Wprawdzie decyzję o celu inwestycyjnym podejmują zebrania mieszkańców osiedla, a nie na przykład rada miejska, ale nie przekazano osiedlom żadnych zadań wykonawczych. Nie można zatem czynić ich odpowiedzialnymi za fakt realizacji celu (np. lodowiska w Śródmieściu) bądź jego braku, gdyż przygotowanie dokumentacji, wybór ofert, kontrola procesu inwestycyjnego itd. pozostały przy kompetencjach burmistrza. Tak więc proponując obecną formułę tych budżetów burmistrz nie uszczuplił swoich uprawnień, a wyłącznie uprawnienia rady miejskiej. Zarządy osiedli nie zyskały więc nic. I ten istotny błąd chcemy poprawić. Wszelkie bowiem zadania wykonawcze powinny być również przekazane osiedlom. Tylko wtedy będzie to naprawdę ich inwestycja, a nie tylko deklaracja z ich strony czy wolą dostać plac zabaw czy ciąg ławek na chodniku…

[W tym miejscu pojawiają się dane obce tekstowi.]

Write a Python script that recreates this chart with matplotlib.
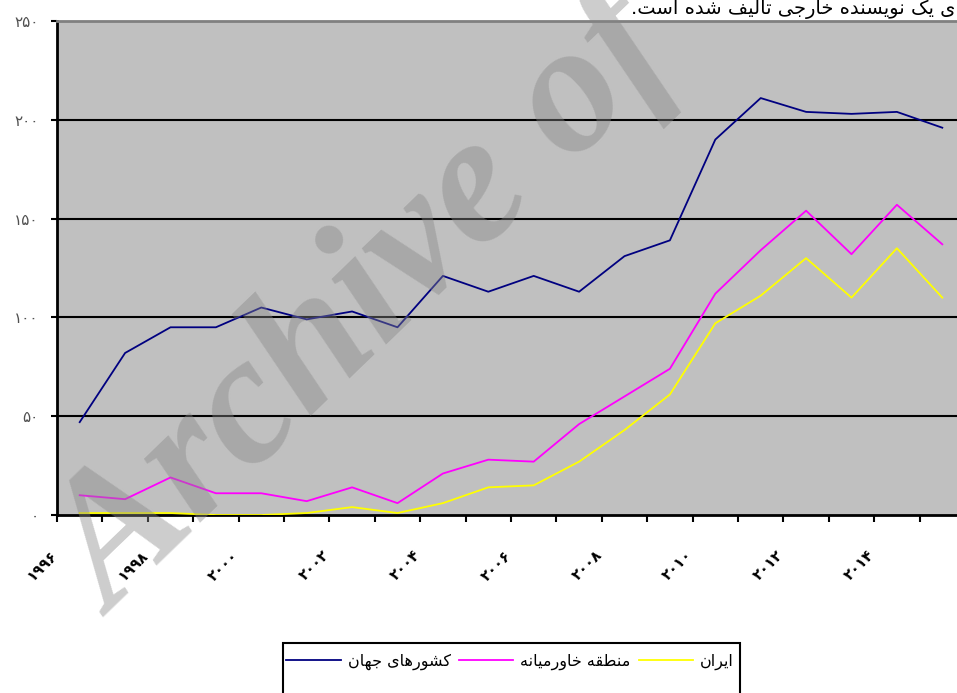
import numpy as np
import matplotlib
matplotlib.use('Agg')
import matplotlib.pyplot as plt
import matplotlib.patches as patches
from matplotlib.transforms import ScaledTranslation

years = list(range(1996, 2016))
world = [47, 82, 95, 95, 105, 99, 103, 95, 121, 113, 121, 113, 131, 139, 190, 211, 204, 203, 204, 196]
middle_east = [10, 8, 19, 11, 11, 7, 14, 6, 21, 28, 27, 46, 60, 74, 112, 134, 154, 132, 157, 137]
iran = [1, 1, 1, 0, 0, 1, 4, 1, 6, 14, 15, 27, 43, 61, 97, 111, 130, 110, 135, 110]
series_names = ['کشورهای جهان', 'منطقه خاورمیانه', 'ایران']
series_colors = ['#000080', '#FF00FF', '#FFFF00']
yticks = [0, 50, 100, 150, 200, 250]
top_note = 'ی یک نویسنده خارجی تالیف شده است.'

# arabic presentation forms: iso, fin, ini, med
FORMS = {
    '\u0627': (0xFE8D, 0xFE8E, None, None),
    '\u0628': (0xFE8F, 0xFE90, 0xFE91, 0xFE92),
    '\u062a': (0xFE95, 0xFE96, 0xFE97, 0xFE98),
    '\u062c': (0xFE9D, 0xFE9E, 0xFE9F, 0xFEA0),
    '\u062e': (0xFEA5, 0xFEA6, 0xFEA7, 0xFEA8),
    '\u062f': (0xFEA9, 0xFEAA, None, None),
    '\u0631': (0xFEAD, 0xFEAE, None, None),
    '\u0633': (0xFEB1, 0xFEB2, 0xFEB3, 0xFEB4),
    '\u0634': (0xFEB5, 0xFEB6, 0xFEB7, 0xFEB8),
    '\u0637': (0xFEC1, 0xFEC2, 0xFEC3, 0xFEC4),
    '\u0641': (0xFED1, 0xFED2, 0xFED3, 0xFED4),
    '\u0642': (0xFED5, 0xFED6, 0xFED7, 0xFED8),
    '\u0644': (0xFEDD, 0xFEDE, 0xFEDF, 0xFEE0),
    '\u0645': (0xFEE1, 0xFEE2, 0xFEE3, 0xFEE4),
    '\u0646': (0xFEE5, 0xFEE6, 0xFEE7, 0xFEE8),
    '\u0647': (0xFEE9, 0xFEEA, 0xFEEB, 0xFEEC),
    '\u0648': (0xFEED, 0xFEEE, None, None),
    '\u06cc': (0xFBFC, 0xFBFD, 0xFBFE, 0xFBFF),
    '\u06a9': (0xFB8E, 0xFB8F, 0xFB90, 0xFB91),
}

def shape(s):
    # crude joining + reversal, matplotlib has no bidi
    s = s.replace('\u064a', '\u06cc').replace('\u0643', '\u06a9')
    out = []
    for i, c in enumerate(s):
        if c not in FORMS:
            out.append(c)
            continue
        iso, fin, ini, med = FORMS[c]
        prev = s[i-1] if i > 0 else ''
        nxt = s[i+1] if i+1 < len(s) else ''
        jp = prev in FORMS and FORMS[prev][2] is not None
        jn = ini is not None and nxt in FORMS
        if jp and jn: code = med
        elif jp: code = fin
        elif jn: code = ini
        else: code = iso
        out.append(chr(code))
    return ''.join(reversed(out))

def fa(n):
    return str(n).translate(str.maketrans('0123456789', '۰۱۲۳۴۵۶۷۸۹'))

plt.rcParams['font.family'] = ['DejaVu Sans']

W, H = 957, 693
fig = plt.figure(figsize=(W/100, H/100), dpi=100)
ax = fig.add_axes([57/W, 1-515/H, (965-57)/W, (515-21)/H])
ax.set_facecolor('#C0C0C0')

x = np.arange(len(years))
for vals, name, col in zip([world, middle_east, iran], series_names, series_colors):
    ax.plot(x, vals, color=col, lw=1.3, label=shape(name), zorder=3)

ax.set_xlim(-0.5, len(years)-0.5)
ax.set_ylim(0, 250)
ax.set_yticks(yticks)
ax.set_yticklabels([fa(v) for v in yticks], fontsize=11, color='#505050')
for v in yticks[1:-1]:
    ax.axhline(v, color='black', lw=1.5, zorder=1)

# boundary ticks (major), labels on category centres (minor)
ax.set_xticks(np.arange(len(years)+1) - 0.5)
ax.set_xticklabels([])
ax.set_xticks(x[::2], minor=True)
ax.set_xticklabels([fa(y) for y in years[::2]], minor=True, fontsize=10.5, fontweight='bold')
ax.tick_params(axis='x', which='major', direction='out', length=5, width=1.5)
ax.tick_params(axis='x', which='minor', length=0, pad=0)
ax.tick_params(axis='y', direction='out', length=4.3, width=1.5, pad=9)
off = ScaledTranslation(-0.25, -0.38, fig.dpi_scale_trans)
for lab in ax.get_xticklabels(minor=True):
    lab.set_rotation(45)
    lab.set_ha('right')
    lab.set_va('center')
    lab.set_rotation_mode('anchor')
    lab.set_transform(lab.get_transform() + off)

ax.spines['left'].set_linewidth(2)
ax.spines['bottom'].set_linewidth(2)
ax.spines['top'].set_color('#808080')
ax.spines['top'].set_linewidth(2)
ax.spines['right'].set_visible(False)

# legend
fig.legend(loc='center', bbox_to_anchor=(510/W, 1-662/H), ncol=3, frameon=False,
           fontsize=11.5, handlelength=3.4, handletextpad=0.45, columnspacing=0.5)
fig.patches.append(patches.Rectangle((283/W, 1-710/H), (740-283)/W, (710-643)/H,
                                     transform=fig.transFigure, fill=False,
                                     ec='black', lw=1.5))

# text cut at the top of the page
fig.text(955/W, 1-14/H, shape(top_note), ha='right', va='baseline', fontsize=14)

# watermark
fig.text(112/W, 1-617/H, 'Archive of', family='Liberation Serif', style='italic',
         weight='bold', fontsize=133, rotation=44, rotation_mode='anchor',
         ha='left', va='baseline', color='#878787', alpha=0.42, zorder=10)

fig.savefig('out.png', dpi=100)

Innym problemem jest charakter zarządu, który zgodnie ze standardem tworzy grupę osób – bardzo często seniorów – pełniących swoje zadania stricte społecznie. Wypadałoby więc wzmocnić tę grupę o dodatkowy czynnik profesjonalny. Nie mamy wątpliwości, iż gdyby w trakcie zebrania wyborczego zgłoszono do składu zarządu jedną osobę, która zawodowo realizowałaby przypisane jej zadania, mieszkańcy skorzystaliby z takiej szansy. Od dawna mówi się bowiem o tym, że bardzo przydałby się, na każdym osiedlu, ktoś w rodzaju szeryfa. Oczywiście nie powinno być mowy o jakimś kreowaniu etatów. Nie ma takiej potrzeby. Wciąż podtrzymujemy swoje krytyczne stanowisko w sprawie dalszego funkcjonowania u nas straży miejskiej. Uzasadnione byłoby więc swoiste przeniesienie tych osób do bezpośredniej służby w osiedlu, gdzie realizowaliby z jednej strony zadania powierzone przez ratusz (jako jego pracownicy), a z drugiej zadania zlecane przez społeczność osiedla. Ta ostatnia również sprawowałaby nad takimi pracownikami kontrolę, co pozwoliłoby odejść od nikomu niepotrzebnej formacji w służbie burmistrza. Taki szeryf zajmowałby się tym czym zajmują się strażnicy, ale tylko w granicach osiedla, na bieżąco kontrolowałby jego
stan, zgłaszał życzenia mieszkańców, interweniował w sytuacjach kryzysowych. Byłaby to zatem zmiana stricte jakościowa, a nie kolejne przelewanie z pustego w próżne, czyli kolejny pozór reformy, w trakcie której dokonuje się rzekomo wielu zmian, tylko po to, aby niczego nie zmienić!